Mr Basfar applied to strike out all the claims on the basis of diplomatic immunity, arguing that his employment of Ms Wong did not fall within the exception of a “commercial activity exercised … outside … official functions” within the meaning of Article 31(1)(c) of the Vienna Convention on Diplomatic Relations 1961.

Relevant law 

Article 31(1)(c) states that immunity does not apply to “an action relating to any professional or commercial activity exercised by the diplomatic agent in the receiving State outside his [sic] official functions."

Tribunal decision

The tribunal dismissed the application to strike out her claims as well as the defence of diplomatic immunity.

In doing so, it held that the decision of the Court of Appeal in the case of Reyes v Al-Malki (that the employment of a domestic servant did not fall within the commercial activity exception) was not binding. This was because the appeal had been allowed to proceed to the Supreme Court (weekly LELR 549), albeit on another ground.

Not only did the Supreme Court find in favour of the domestic servant, it also expressed the view (although this was not part of the official judgement) that the employment of a domestic servant falls within the exception of “commercial activity” in article 31(1)c.

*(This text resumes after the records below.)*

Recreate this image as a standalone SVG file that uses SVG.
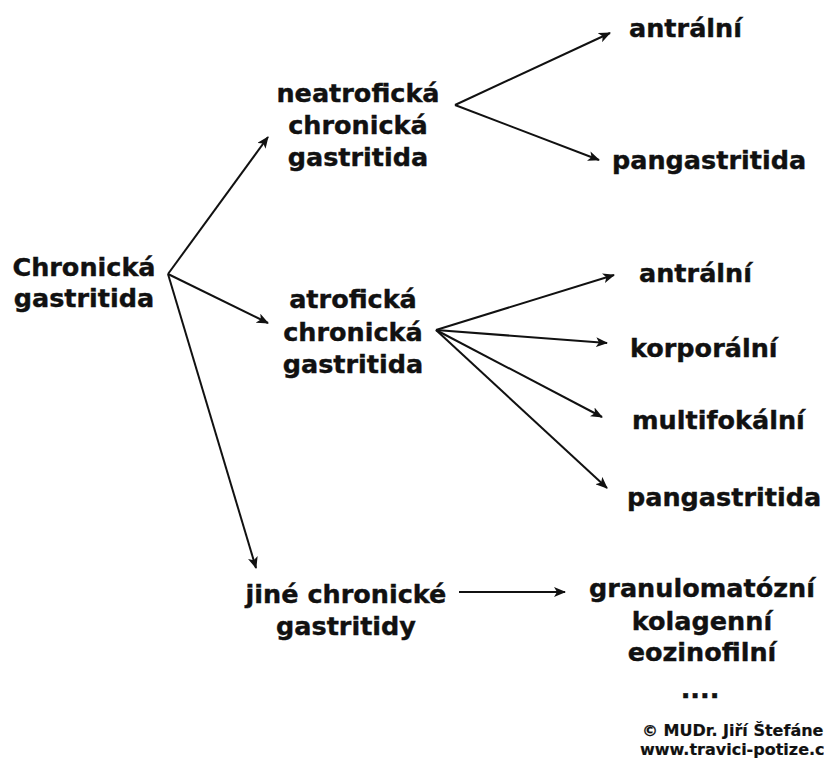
<svg xmlns="http://www.w3.org/2000/svg" width="824" height="760" viewBox="0 0 824 760">
<style>
text{font-family:"DejaVu Sans",Verdana,sans-serif;font-weight:bold;font-size:25.5px;fill:#111;stroke:#111;stroke-width:0.4;text-anchor:middle}
.l{text-anchor:start}
.c{font-size:16px;stroke-width:0.2;text-anchor:start}
.e{stroke:#111;stroke-width:2;fill:none;marker-end:url(#ah)}
</style>
<defs>
<marker id="ah" markerUnits="userSpaceOnUse" markerWidth="12" markerHeight="10" viewBox="0 0 12 10" refX="11" refY="5" orient="auto">
<path d="M0,0 L12,5 L0,10 L3,5 z" fill="#111"/>
</marker>
</defs>
<rect width="824" height="760" fill="#fff"/>
<g id="connectors">
<line class="e" x1="168" y1="274" x2="268" y2="137"/>
<line class="e" x1="168" y1="274" x2="268" y2="323"/>
<line class="e" x1="168" y1="274" x2="256" y2="568"/>
<line class="e" x1="455" y1="105" x2="610" y2="33"/>
<line class="e" x1="455" y1="105" x2="599" y2="160"/>
<line class="e" x1="436" y1="330" x2="614" y2="275"/>
<line class="e" x1="436" y1="330" x2="607" y2="343"/>
<line class="e" x1="436" y1="330" x2="602" y2="417"/>
<line class="e" x1="436" y1="330" x2="607" y2="488"/>
<line class="e" x1="459" y1="592" x2="565" y2="592"/>
</g>
<g id="root"><text x="84" y="276">Chronická</text><text x="84" y="307">gastritida</text></g>
<g id="neatroficka"><text x="358" y="102">neatrofická</text><text x="358" y="134">chronická</text><text x="358" y="166">gastritida</text></g>
<g id="atroficka"><text x="353" y="308">atrofická</text><text x="353" y="341">chronická</text><text x="353" y="373">gastritida</text></g>
<g id="jine"><text x="346" y="603">jiné chronické</text><text x="346" y="635">gastritidy</text></g>
<g id="n-antralni"><text class="l" x="629" y="37">antrální</text></g>
<g id="n-pangastritida"><text class="l" x="612" y="169">pangastritida</text></g>
<g id="a-antralni"><text class="l" x="639" y="282">antrální</text></g>
<g id="a-korporalni"><text class="l" x="630" y="357">korporální</text></g>
<g id="a-multifokalni"><text class="l" x="632" y="429">multifokální</text></g>
<g id="a-pangastritida"><text class="l" x="627" y="506">pangastritida</text></g>
<g id="other"><text x="702" y="597">granulomatózní</text><text x="702" y="630">kolagenní</text><text x="702" y="661">eozinofilní</text><text x="700" y="698">....</text></g>
<g id="credit"><text class="c" x="642" y="736">© MUDr. Jiří Štefánek</text><text class="c" x="640" y="755">www.travici-potize.cz</text></g>
</svg>
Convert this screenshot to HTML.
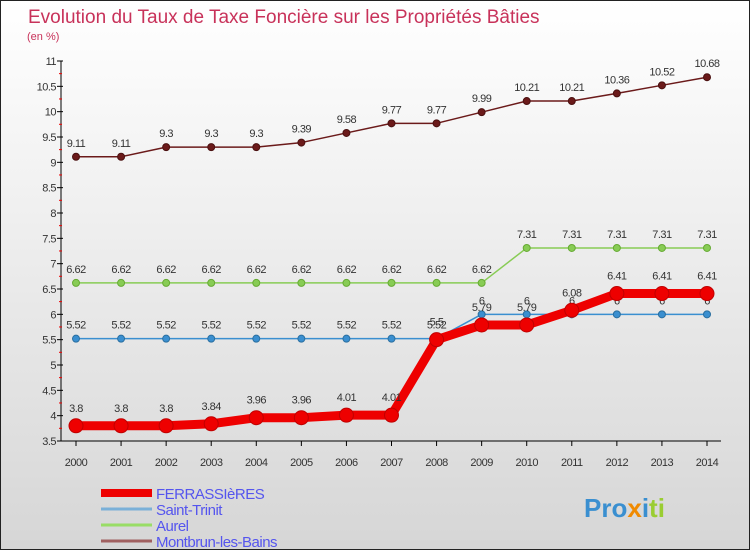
<!DOCTYPE html>
<html><head><meta charset="utf-8"><style>
body{margin:0;width:750px;height:550px;overflow:hidden;font-family:"Liberation Sans",sans-serif}
#wrap{position:absolute;left:0;top:0;width:748px;height:548px;border:1px solid #222;background:linear-gradient(#fff,#f3f3f3 30%,#d6d6d6)}
</style></head><body>
<div id="wrap">
<svg id="chart" width="748" height="548" font-family="Liberation Sans, sans-serif">
<text x="27" y="22" font-size="19" fill="#c8325a">Evolution du Taux de Taxe Foncière sur les Propriétés Bâties</text>
<text x="26" y="39" font-size="11" fill="#c8325a">(en %)</text>
<g id="axes"></g><g id="series"></g><g id="legend"></g>
<text x="583" y="516" font-size="26" font-weight="bold" fill="#3a8fd0">Pro<tspan fill="#f08a00">x</tspan><tspan fill="#3a8fd0">i</tspan><tspan fill="#9acd32">ti</tspan></text>
</svg></div>
<script>
const years=[2000,2001,2002,2003,2004,2005,2006,2007,2008,2009,2010,2011,2012,2013,2014];
const ferrassieres=[3.8,3.8,3.8,3.84,3.96,3.96,4.01,4.01,5.5,5.79,5.79,6.08,6.41,6.41,6.41];
const saintTrinit=[5.52,5.52,5.52,5.52,5.52,5.52,5.52,5.52,5.52,6,6,6,6,6,6];
const aurel=[6.62,6.62,6.62,6.62,6.62,6.62,6.62,6.62,6.62,6.62,7.31,7.31,7.31,7.31,7.31];
const montbrun=[9.11,9.11,9.3,9.3,9.3,9.39,9.58,9.77,9.77,9.99,10.21,10.21,10.36,10.52,10.68];
const yTicks=[3.5,4,4.5,5,5.5,6,6.5,7,7.5,8,8.5,9,9.5,10,10.5,11];
const ns="http://www.w3.org/2000/svg";
const X=i=>75+i*(706-75)/(years.length-1);
const Y=v=>440-(v-3.5)*(380/7.5);
function mk(t,a,p){const e=document.createElementNS(ns,t);for(const k in a)e.setAttribute(k,a[k]);p.appendChild(e);return e;}
const ax=document.getElementById('axes');
let l=mk('line',{x1:60,y1:60,x2:60,y2:440,stroke:'#000'},ax);


l=mk('line',{x1:60,y1:440,x2:720,y2:440,stroke:'#000'},ax);


yTicks.forEach(v=>{const y=Y(v);mk('line',{x1:56,y1:y,x2:62,y2:y,stroke:'#000'},ax);
if(v<11)mk('line',{x1:58,y1:y-12.7,x2:61,y2:y-12.7,stroke:'#e00'},ax);
const t=mk('text',{x:55,y:y+4,'font-size':11,'text-anchor':'end',fill:'#333','letter-spacing':'-0.5'},ax);t.textContent=String(v);

});
years.forEach((yr,i)=>{mk('line',{x1:X(i),y1:440,x2:X(i),y2:445,stroke:'#000'},ax);
const t=mk('text',{x:X(i),y:465,'font-size':11,'text-anchor':'middle',fill:'#333','letter-spacing':'-0.5'},ax);t.textContent=yr;

});
const S=document.getElementById('series');
function series(data,color,w,r,name,dark){
 const g=mk('g',{},S);
 
 
 mk('polyline',{points:data.map((v,i)=>X(i)+','+Y(v)).join(' '),fill:'none',stroke:color,'stroke-width':w,'stroke-linejoin':'round'},g);
 data.forEach((v,i)=>{const c=mk('circle',{cx:X(i),cy:Y(v),r:r,fill:color,stroke:dark,'stroke-width':1},g);
 
 
 const t=mk('text',{x:X(i),y:Y(v)-10-(r>5?4:0),'font-size':11,'text-anchor':'middle',fill:'#333','letter-spacing':'-0.5'},g);t.textContent=String(v);
 
 });
}
series(montbrun,'#6b1a1a',1.5,3.5,'montbrun','#4a1010');
series(aurel,'#88cc55',1.5,3.5,'aurel','#66aa33');
series(saintTrinit,'#3a8fd0',1.5,3.5,'saint-trinit','#2a6fa0');
series(ferrassieres,'#ee0000',9,7,'ferrassieres','#c00000');
const L=document.getElementById('legend');
[['FERRASSIèRES','#ee0000',8],['Saint-Trinit','#7ab0d8',3],['Aurel','#99dd66',3],['Montbrun-les-Bains','#a06060',3]].forEach((d,i)=>{
 const y=492+i*16;
 const ln=mk('line',{x1:100,y1:y,x2:151,y2:y,stroke:d[1],'stroke-width':d[2]},L);
 
 
 const t=mk('text',{x:155,y:y+6,'font-size':15,fill:'#5555ee','letter-spacing':'-0.5'},L);t.textContent=d[0];
 
 
});
</script></body></html>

Preferring this view expressed by the majority in the Supreme Court in their obiter dicta (non-binding comments), the tribunal reasoned that Ms Wong’s employment must also fall within the exception and immunity did not therefore apply.

EAT decision 

The EAT agreed with the tribunal but only to the extent that the decision of the Court of Appeal in Reyes with regard to “commercial activity” was not binding on it. This was because cases have to be viewed as “one continuous and unfragmented piece of litigation” meaning that the only true reason for a decision must always be found at the highest level in the particular litigation. In this case that was the Supreme Court.

However, it disagreed with the tribunal’s decision that it was bound by the obiter dicta of the majority of the Supreme Court. Instead it needed to give greater weight to “judicial observations” which had reached “emphatic conclusions on the point”, such as in the Court of Appeal. It was also wrong to have assumed that the majority of the Supreme Court would have adopted the comments. As such, the current state of the law was represented by the minority in the Supreme Court and the Court of Appeal.

It therefore held that the defence of diplomatic immunity succeeded.

Comment 

This case shows the difficulties that can arise when there is no binding authority: the EAT noted that it was “a somewhat invidious task for a lower tribunal” to weigh up the persuasiveness of conflicting judgments of higher courts, and indeed elected to grant the first ever “leapfrog” appeal direct to the Supreme Court.